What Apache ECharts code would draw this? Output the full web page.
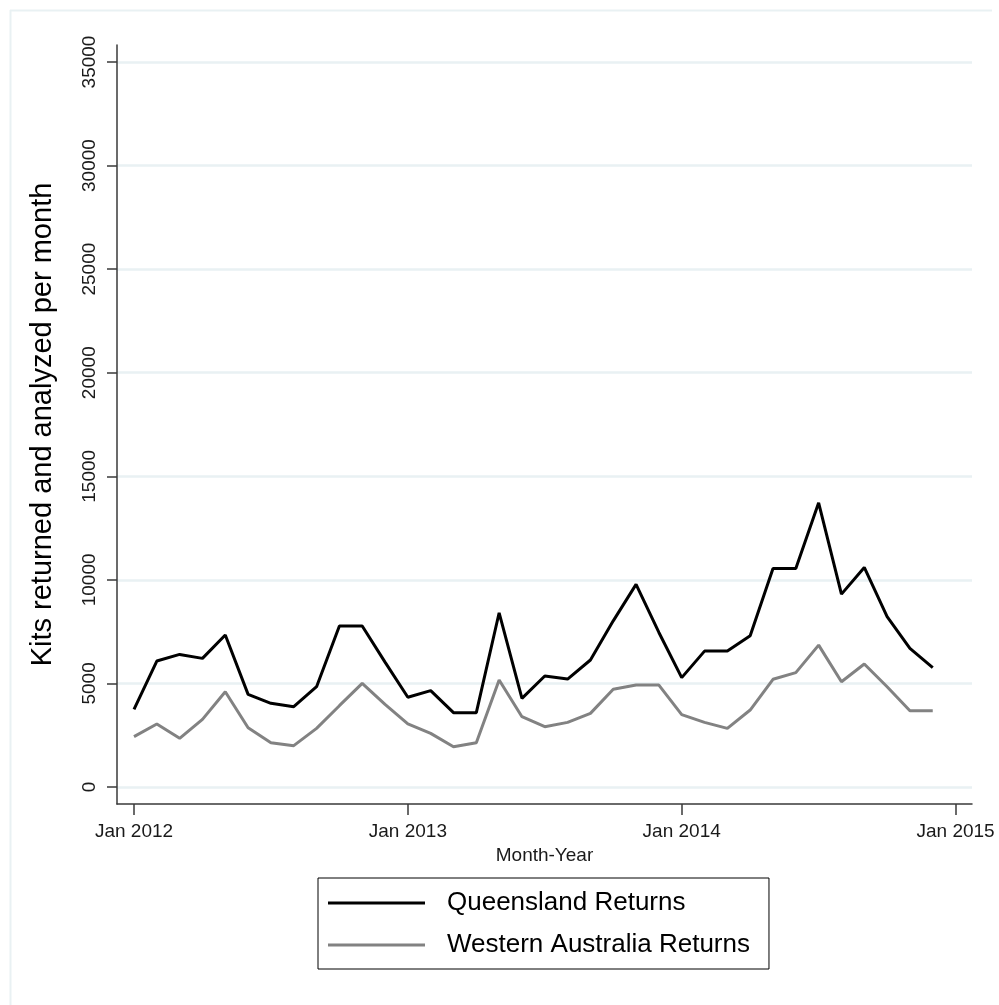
<!DOCTYPE html>
<html>
<head>
<meta charset="utf-8">
<script src="https://cdn.jsdelivr.net/npm/echarts@6/dist/echarts.min.js"></script>
<style>
  html, body { margin: 0; padding: 0; background: #ffffff; }
  #chart { width: 999px; height: 1005px; }
</style>
</head>
<body>
<div id="chart"></div>
<script>
// Monthly returns, Jan 2012 - Dec 2014
const months = [
  '2012-01','2012-02','2012-03','2012-04','2012-05','2012-06','2012-07','2012-08','2012-09','2012-10','2012-11','2012-12',
  '2013-01','2013-02','2013-03','2013-04','2013-05','2013-06','2013-07','2013-08','2013-09','2013-10','2013-11','2013-12',
  '2014-01','2014-02','2014-03','2014-04','2014-05','2014-06','2014-07','2014-08','2014-09','2014-10','2014-11','2014-12'
];
const queensland = [
  3750, 6080, 6400, 6210, 7335, 4470, 4040, 3875, 4840, 7770, 7770, 6030,
  4330, 4650, 3590, 3590, 8410, 4280, 5360, 5210, 6130, 8020, 9780, 7460,
  5280, 6560, 6560, 7300, 10550, 10550, 13720, 9310, 10600, 8220, 6690, 5760
];
const westernAustralia = [
  2430, 3040, 2350, 3265, 4600, 2860, 2140, 1995, 2830, 3925, 5000, 3990,
  3050, 2590, 1945, 2140, 5165, 3395, 2910, 3120, 3555, 4715, 4920, 4920,
  3490, 3120, 2830, 3715, 5200, 5520, 6850, 5080, 5935, 4840, 3680, 3680
];
const xTickDates = ['2012-01', '2013-01', '2014-01', '2015-01'];
const xTickLabels = ['Jan 2012', 'Jan 2013', 'Jan 2014', 'Jan 2015'];
const yTickValues = [0, 5000, 10000, 15000, 20000, 25000, 30000, 35000];

// Months counted from Jan 2012 give the position along the x axis
function monthIndex(ym) {
  const [y, m] = ym.split('-').map(Number);
  return (y - 2012) * 12 + (m - 1);
}
const xTicks = xTickDates.map(monthIndex);

const qlData = months.map((m, i) => [monthIndex(m), queensland[i]]);
const waData = months.map((m, i) => [monthIndex(m), westernAustralia[i]]);

const FONT = '"Liberation Sans", Arial, sans-serif';
const AXIS_COLOR = '#3a3a3a';
const GRID_COLOR = '#e9f1f3';
const QL_COLOR = '#000000';
const WA_COLOR = '#828282';

const chart = echarts.init(document.getElementById('chart'), null, { renderer: 'canvas' });

chart.setOption({
  backgroundColor: '#ffffff',
  animation: false,
  textStyle: { fontFamily: FONT },
  graphic: [
    { type: 'line', shape: { x1: 10, y1: 10.5, x2: 992, y2: 10.5 }, style: { stroke: GRID_COLOR, lineWidth: 2 } },
    { type: 'line', shape: { x1: 10.5, y1: 10, x2: 10.5, y2: 1005 }, style: { stroke: GRID_COLOR, lineWidth: 2 } }
  ],
  grid: { left: 117, right: 27, top: 45, bottom: 201, containLabel: false },
  xAxis: {
    type: 'value',
    min: -0.745,
    max: 36.72,
    name: 'Month-Year',
    nameLocation: 'middle',
    nameGap: 35,
    nameTextStyle: { fontSize: 19, color: '#1a1a1a', fontFamily: FONT },
    axisLine: { show: true, onZero: false, lineStyle: { color: AXIS_COLOR, width: 1.5 } },
    axisTick: { show: true, length: 11, customValues: xTicks, lineStyle: { color: AXIS_COLOR, width: 1.5 } },
    axisLabel: {
      customValues: xTicks,
      fontSize: 19,
      color: '#1a1a1a',
      margin: 18,
      fontFamily: FONT,
      formatter: function (v) {
        const idx = xTicks.indexOf(v);
        return idx >= 0 ? xTickLabels[idx] : '';
      }
    },
    splitLine: { show: false }
  },
  yAxis: {
    type: 'value',
    min: -821,
    max: 35821,
    name: 'Kits returned and analyzed per month',
    nameLocation: 'middle',
    nameGap: 60,
    nameTextStyle: { fontSize: 29, color: '#000000', fontFamily: FONT },
    axisLine: { show: true, onZero: false, lineStyle: { color: AXIS_COLOR, width: 1.5 } },
    axisTick: { show: true, length: 10, customValues: yTickValues, lineStyle: { color: AXIS_COLOR, width: 1.5 } },
    axisLabel: {
      customValues: yTickValues,
      rotate: 90,
      fontSize: 19,
      color: '#1a1a1a',
      margin: 18,
      fontFamily: FONT,
      formatter: function (v) { return String(Math.round(v)); }
    },
    splitLine: { show: true, lineStyle: { color: GRID_COLOR, width: 2.5 } }
  },
  legend: {
    show: true,
    orient: 'vertical',
    left: 318,
    top: 878,
    icon: 'rect',
    itemWidth: 97,
    itemHeight: 3,
    itemGap: 16,
    padding: [12, 19, 11, 10],
    borderColor: '#000000',
    borderWidth: 1,
    textStyle: { fontSize: 26, color: '#000000', padding: [0, 0, 0, 17], lineHeight: 24, fontFamily: FONT },
    data: [
      { name: 'Queensland Returns', itemStyle: { color: QL_COLOR } },
      { name: 'Western Australia Returns', itemStyle: { color: WA_COLOR } }
    ]
  },
  series: [
    {
      name: 'Queensland Returns',
      type: 'line',
      data: qlData,
      symbol: 'none',
      lineStyle: { color: QL_COLOR, width: 3 },
      itemStyle: { color: QL_COLOR }
    },
    {
      name: 'Western Australia Returns',
      type: 'line',
      data: waData,
      symbol: 'none',
      lineStyle: { color: WA_COLOR, width: 3 },
      itemStyle: { color: WA_COLOR }
    }
  ]
});
</script>
</body>
</html>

○ ○ ○ ○ ○

**Do this**: Give every line above again exactly, with no pictures.

**Output**:
What Apache ECharts code would draw this? Output the full web page.
<!DOCTYPE html>
<html>
<head>
<meta charset="utf-8">
<script src="https://cdn.jsdelivr.net/npm/echarts@6/dist/echarts.min.js"></script>
<style>
  html, body { margin: 0; padding: 0; background: #ffffff; }
  #chart { width: 999px; height: 1005px; }
</style>
</head>
<body>
<div id="chart"></div>
<script>
// Monthly returns, Jan 2012 - Dec 2014
const months = [
  '2012-01','2012-02','2012-03','2012-04','2012-05','2012-06','2012-07','2012-08','2012-09','2012-10','2012-11','2012-12',
  '2013-01','2013-02','2013-03','2013-04','2013-05','2013-06','2013-07','2013-08','2013-09','2013-10','2013-11','2013-12',
  '2014-01','2014-02','2014-03','2014-04','2014-05','2014-06','2014-07','2014-08','2014-09','2014-10','2014-11','2014-12'
];
const queensland = [
  3750, 6080, 6400, 6210, 7335, 4470, 4040, 3875, 4840, 7770, 7770, 6030,
  4330, 4650, 3590, 3590, 8410, 4280, 5360, 5210, 6130, 8020, 9780, 7460,
  5280, 6560, 6560, 7300, 10550, 10550, 13720, 9310, 10600, 8220, 6690, 5760
];
const westernAustralia = [
  2430, 3040, 2350, 3265, 4600, 2860, 2140, 1995, 2830, 3925, 5000, 3990,
  3050, 2590, 1945, 2140, 5165, 3395, 2910, 3120, 3555, 4715, 4920, 4920,
  3490, 3120, 2830, 3715, 5200, 5520, 6850, 5080, 5935, 4840, 3680, 3680
];
const xTickDates = ['2012-01', '2013-01', '2014-01', '2015-01'];
const xTickLabels = ['Jan 2012', 'Jan 2013', 'Jan 2014', 'Jan 2015'];
const yTickValues = [0, 5000, 10000, 15000, 20000, 25000, 30000, 35000];

// Months counted from Jan 2012 give the position along the x axis
function monthIndex(ym) {
  const [y, m] = ym.split('-').map(Number);
  return (y - 2012) * 12 + (m - 1);
}
const xTicks = xTickDates.map(monthIndex);

const qlData = months.map((m, i) => [monthIndex(m), queensland[i]]);
const waData = months.map((m, i) => [monthIndex(m), westernAustralia[i]]);

const FONT = '"Liberation Sans", Arial, sans-serif';
const AXIS_COLOR = '#3a3a3a';
const GRID_COLOR = '#e9f1f3';
const QL_COLOR = '#000000';
const WA_COLOR = '#828282';

const chart = echarts.init(document.getElementById('chart'), null, { renderer: 'canvas' });

chart.setOption({
  backgroundColor: '#ffffff',
  animation: false,
  textStyle: { fontFamily: FONT },
  graphic: [
    { type: 'line', shape: { x1: 10, y1: 10.5, x2: 992, y2: 10.5 }, style: { stroke: GRID_COLOR, lineWidth: 2 } },
    { type: 'line', shape: { x1: 10.5, y1: 10, x2: 10.5, y2: 1005 }, style: { stroke: GRID_COLOR, lineWidth: 2 } }
  ],
  grid: { left: 117, right: 27, top: 45, bottom: 201, containLabel: false },
  xAxis: {
    type: 'value',
    min: -0.745,
    max: 36.72,
    name: 'Month-Year',
    nameLocation: 'middle',
    nameGap: 35,
    nameTextStyle: { fontSize: 19, color: '#1a1a1a', fontFamily: FONT },
    axisLine: { show: true, onZero: false, lineStyle: { color: AXIS_COLOR, width: 1.5 } },
    axisTick: { show: true, length: 11, customValues: xTicks, lineStyle: { color: AXIS_COLOR, width: 1.5 } },
    axisLabel: {
      customValues: xTicks,
      fontSize: 19,
      color: '#1a1a1a',
      margin: 18,
      fontFamily: FONT,
      formatter: function (v) {
        const idx = xTicks.indexOf(v);
        return idx >= 0 ? xTickLabels[idx] : '';
      }
    },
    splitLine: { show: false }
  },
  yAxis: {
    type: 'value',
    min: -821,
    max: 35821,
    name: 'Kits returned and analyzed per month',
    nameLocation: 'middle',
    nameGap: 60,
    nameTextStyle: { fontSize: 29, color: '#000000', fontFamily: FONT },
    axisLine: { show: true, onZero: false, lineStyle: { color: AXIS_COLOR, width: 1.5 } },
    axisTick: { show: true, length: 10, customValues: yTickValues, lineStyle: { color: AXIS_COLOR, width: 1.5 } },
    axisLabel: {
      customValues: yTickValues,
      rotate: 90,
      fontSize: 19,
      color: '#1a1a1a',
      margin: 18,
      fontFamily: FONT,
      formatter: function (v) { return String(Math.round(v)); }
    },
    splitLine: { show: true, lineStyle: { color: GRID_COLOR, width: 2.5 } }
  },
  legend: {
    show: true,
    orient: 'vertical',
    left: 318,
    top: 878,
    icon: 'rect',
    itemWidth: 97,
    itemHeight: 3,
    itemGap: 16,
    padding: [12, 19, 11, 10],
    borderColor: '#000000',
    borderWidth: 1,
    textStyle: { fontSize: 26, color: '#000000', padding: [0, 0, 0, 17], lineHeight: 24, fontFamily: FONT },
    data: [
      { name: 'Queensland Returns', itemStyle: { color: QL_COLOR } },
      { name: 'Western Australia Returns', itemStyle: { color: WA_COLOR } }
    ]
  },
  series: [
    {
      name: 'Queensland Returns',
      type: 'line',
      data: qlData,
      symbol: 'none',
      lineStyle: { color: QL_COLOR, width: 3 },
      itemStyle: { color: QL_COLOR }
    },
    {
      name: 'Western Australia Returns',
      type: 'line',
      data: waData,
      symbol: 'none',
      lineStyle: { color: WA_COLOR, width: 3 },
      itemStyle: { color: WA_COLOR }
    }
  ]
});
</script>
</body>
</html>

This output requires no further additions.